Pasukan Mataram berhasil merebut Benteng Hollandia tetapi pasukan Sultan Agung tidak berhasil mempertahankan benteng itu karena bahaya kelaparan yang melanda.
Gudang-gudang perbekalan Mataram diketahui oleh mata-mata musuh yang rela menjual" negerinya untuk kekuasaan asing. Setelah itu gudang perbekalan itu dibakar habis sehingga sangat menggagalkan rencana yang disusun rapi.
Sejak kegagalan itu Sultan Agung tidak lagi mengadakan inisiatif penyerbuan ke Batavia. Namun, raja itu tetap tidak mau berdamai dengan Belanda. Ia menutup kota-kota pelabuhan di sepanjang pantai Utara Jawa Pelabuhan Jepara menjadi satu-satunya bandar yang terbuka bagi dunia dalam perdagangan beras. Penutupan kota-kota pelabuhan, seperti Surabaya, Tuban, Gresik menjadikan kerajaan Mataram meninggalkan sifat "agromaritim" (hidup dari hasil pertanian dan perdagangan lewat laut) Kerajaan itu menjadi kerajaan pedalaman yang hidup dari pertanian. Mataram menjadi terpencil karena tidak ada relasi dengan kekuatan lain, selain dengan Belanda.
Sampai wafatnya pada tahun 1645, Sultan Agung tetap tidak mau berdamai dengan VOC meskipun ada tawaran untuk itu.
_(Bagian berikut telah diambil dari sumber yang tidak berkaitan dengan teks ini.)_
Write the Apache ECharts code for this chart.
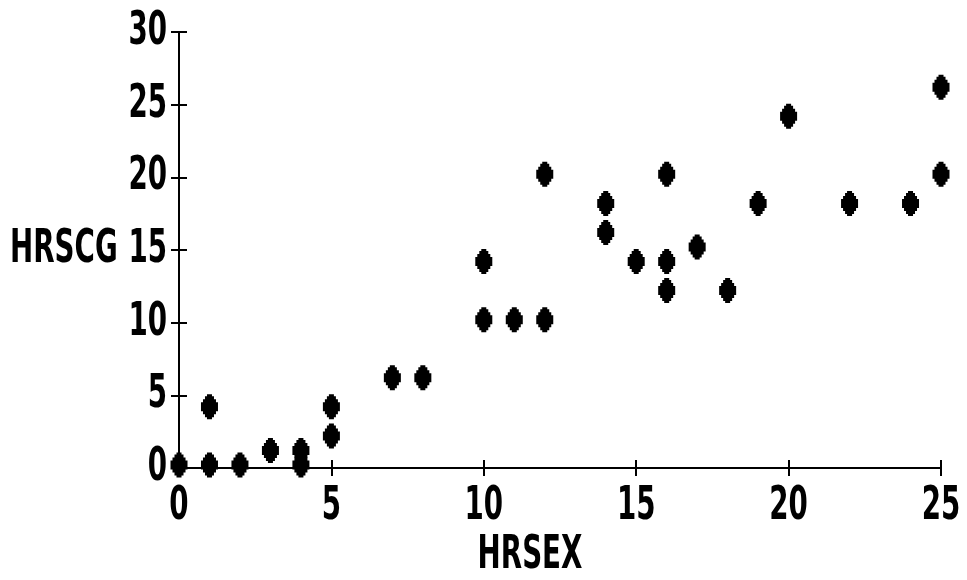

Penggantinya Sunan Mangkurat I sepeninggal ayahnya segera mengadakan perdamaian dengan Kompeni yang menjadikannya bulan-bulanan politik divide et impera ('adu domba"= membagi dan menguasai) Belanda.
Perlawanan Sultan Agung terhadap Kompeni Belanda memiliki makna simbolis karena menjadi lambang perjuangan suatu bangsa untuk menegakkan kesatuan wilayah dengan mengusir penjajah bangsa asing. Lewat tokoh Mataram itu, terasakan hasrat bangsa Indonesia yang mendambakan kesatuan, baik wilayah maupun pemerintahannya. Sesungguhnya semangat yang sama pernah dicetuskan oleh Prabu Kartanegara dari Kerajaan Singasari dan Mahapatih Gajah Mada dari Majapahit.
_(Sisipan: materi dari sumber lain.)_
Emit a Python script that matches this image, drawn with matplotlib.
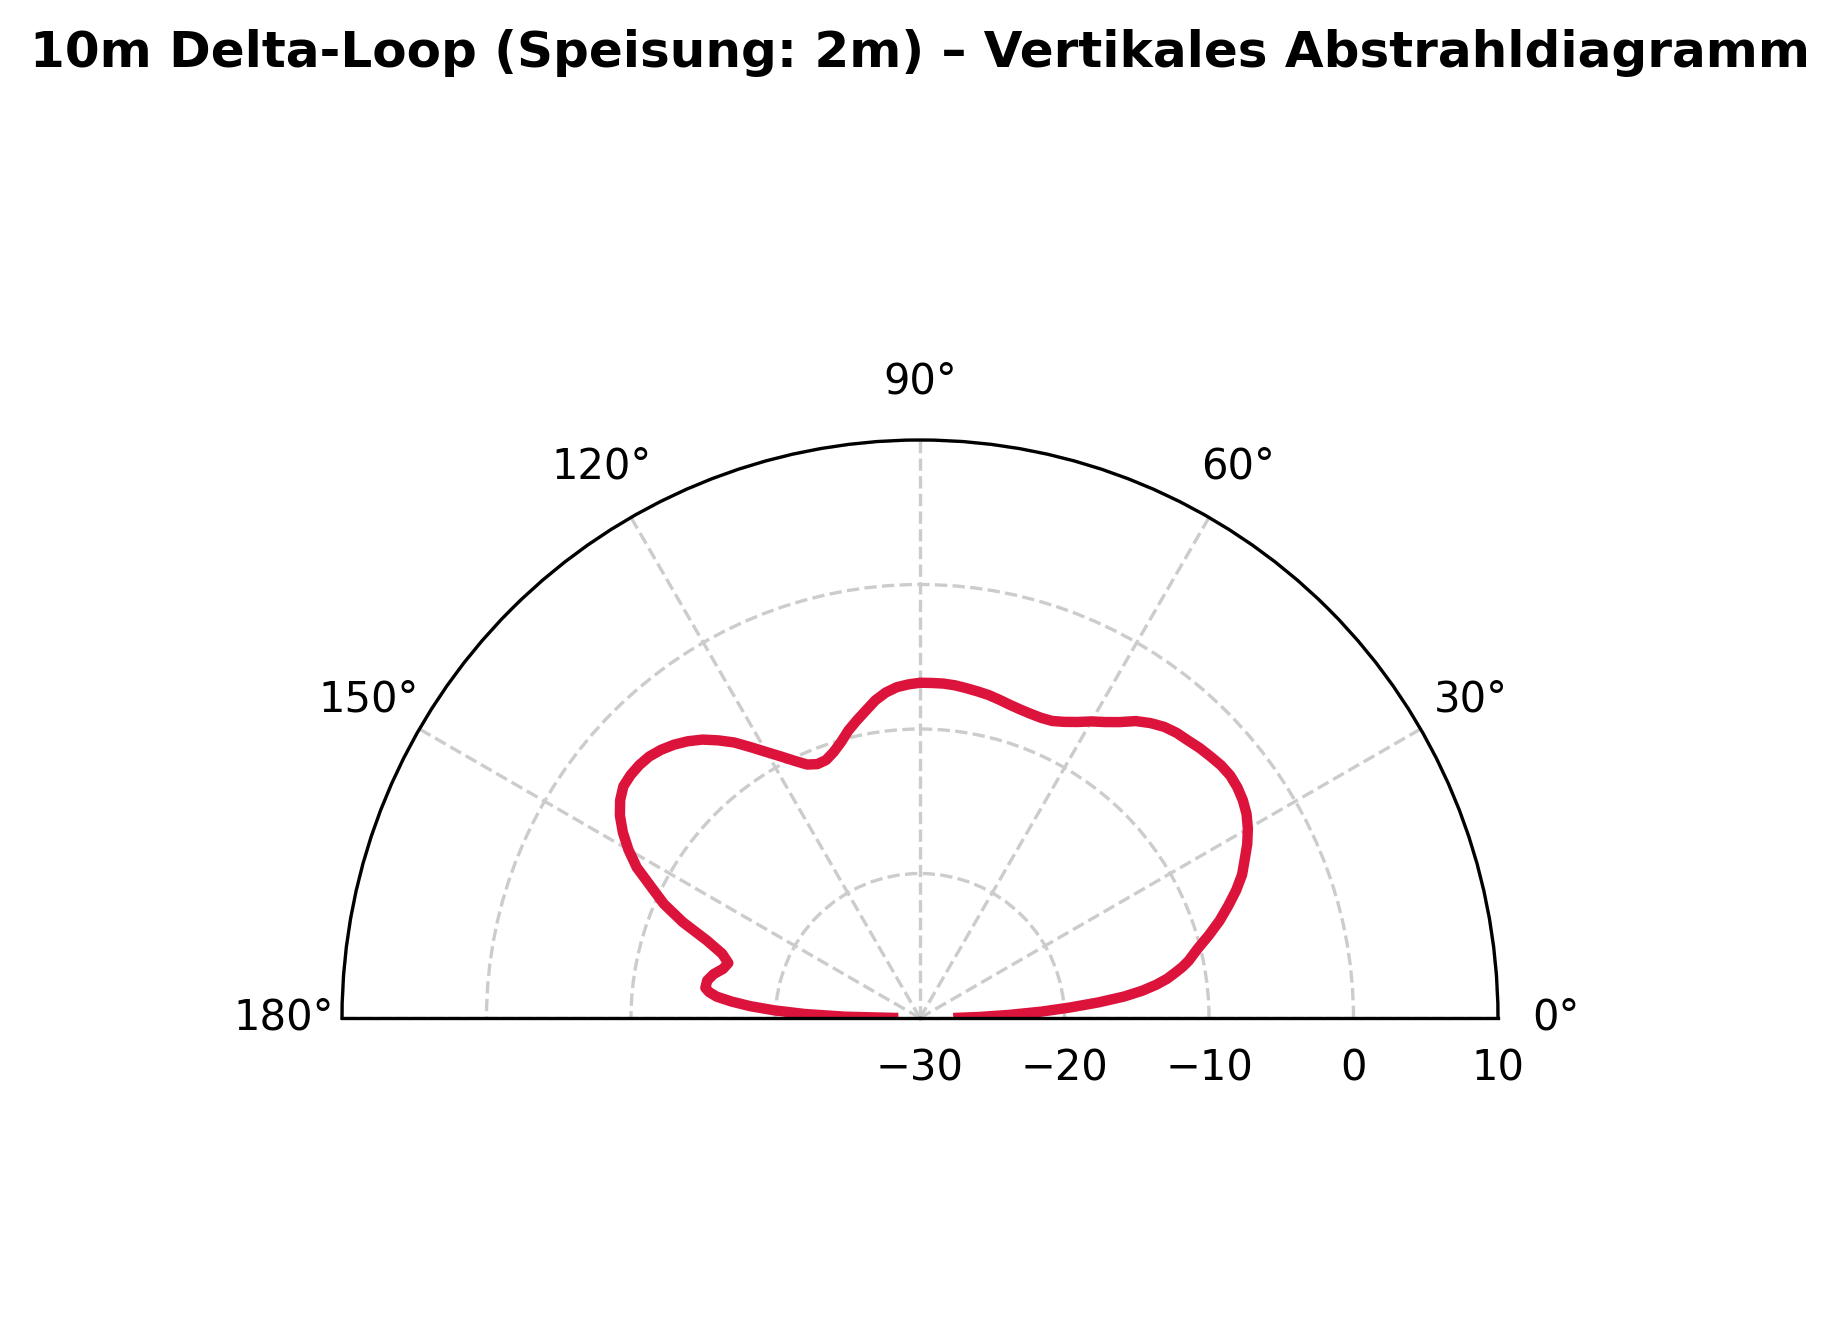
import numpy as np
import matplotlib
matplotlib.use("Agg")
import matplotlib.pyplot as plt

# elevation angle (deg) and gain (dB)
angle_deg = [0, 1, 2, 3, 4, 5, 6, 7, 8, 9, 10, 11, 12, 14, 16, 18, 20, 22, 24,
             26, 28, 30, 32, 34, 36, 38, 40, 42, 44, 46, 48, 50, 52, 54, 56, 58,
             60, 62, 64, 66, 68, 70, 72, 74, 76, 78, 80, 82, 84, 86, 88, 90, 92,
             94, 96, 98, 100, 102, 104, 106, 108, 110, 112, 114, 116, 118, 120,
             122, 124, 126, 128, 130, 132, 134, 136, 138, 140, 142, 144, 146,
             148, 150, 152, 154, 156, 158, 160, 162, 164, 166, 168, 170, 172,
             173, 174, 175, 176, 177, 178, 179, 180]
gain_db = [-27.7, -25.9, -23.8, -21.6, -19.6, -17.6, -15.8, -14.5, -13.5, -12.7,
           -12.1, -11.5, -11.0, -10.2, -9.2, -8.2, -7.3, -6.4, -5.6, -5.0,
           -4.35, -3.8, -3.35, -3.05, -2.85, -2.75, -2.8, -2.95, -3.1, -3.3,
           -3.45, -3.7, -4.1, -4.6, -5.3, -5.85, -6.3, -6.8, -7.2, -7.5, -7.6,
           -7.6, -7.55, -7.45, -7.3, -7.15, -7.05, -6.95, -6.85, -6.8, -6.8,
           -6.8, -6.9, -7.05, -7.35, -7.8, -8.4, -8.95, -9.5, -10.15, -10.65,
           -11.0, -11.05, -10.8, -10.2, -9.5, -8.75, -7.9, -7.0, -6.25, -5.55,
           -5.0, -4.55, -4.2, -3.95, -3.85, -3.85, -3.95, -4.35, -4.95, -5.75,
           -6.7, -7.8, -9.3, -10.6, -12.3, -14.3, -15.6, -16.2, -15.95, -15.4,
           -15.05, -15.0, -15.3, -15.85, -16.9, -18.2, -19.9, -22.0, -24.8,
           -28.5]

r_ticks = [-30, -20, -10, 0, 10]
theta_ticks = [0, 30, 60, 90, 120, 150, 180]

W, H = 1839, 1336
fig = plt.figure(figsize=(W / 300, H / 300), dpi=300)
# square box; the half disk sits centred in it (centre near 920,1017 px, radius 578 px)
side = 1156
ax = fig.add_axes([342 / W, (H - 1307) / H, side / W, side / H], projection="polar")

ax.plot(np.deg2rad(angle_deg), gain_db, color="crimson", lw=2.5,
        solid_joinstyle="round", solid_capstyle="butt")

ax.set_thetamin(0)
ax.set_thetamax(180)
ax.set_ylim(-30, 10)
ax.set_rticks(r_ticks)
ax.set_thetagrids(theta_ticks, [f"{t}°" for t in theta_ticks])
ax.grid(True, color="0.8", linestyle="--", lw=0.8)

fig.text(920 / W, 1 - 67 / H, "10m Delta-Loop (Speisung: 2m) – Vertikales Abstrahldiagramm",
         ha="center", va="baseline", fontsize=12, fontweight="bold")

fig.savefig("out.png", dpi=300)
Rupanya, semangat kebangsaan (nasionalisme) belum tumbuh di kalangan rakyat tetapi hanya terbatas di kalangan raja dan para bangsawan. Rakyat dengan mudah menjadi sasaran tipu muslihat Belanda. Langkah Sultan Agung itu menjadi inspirasi bagi bangsa Indonesia di kemudian hari. Bahwa persatuan dan kesatuan memang mutlak dilakukan guna menghancurkan penjajah asing.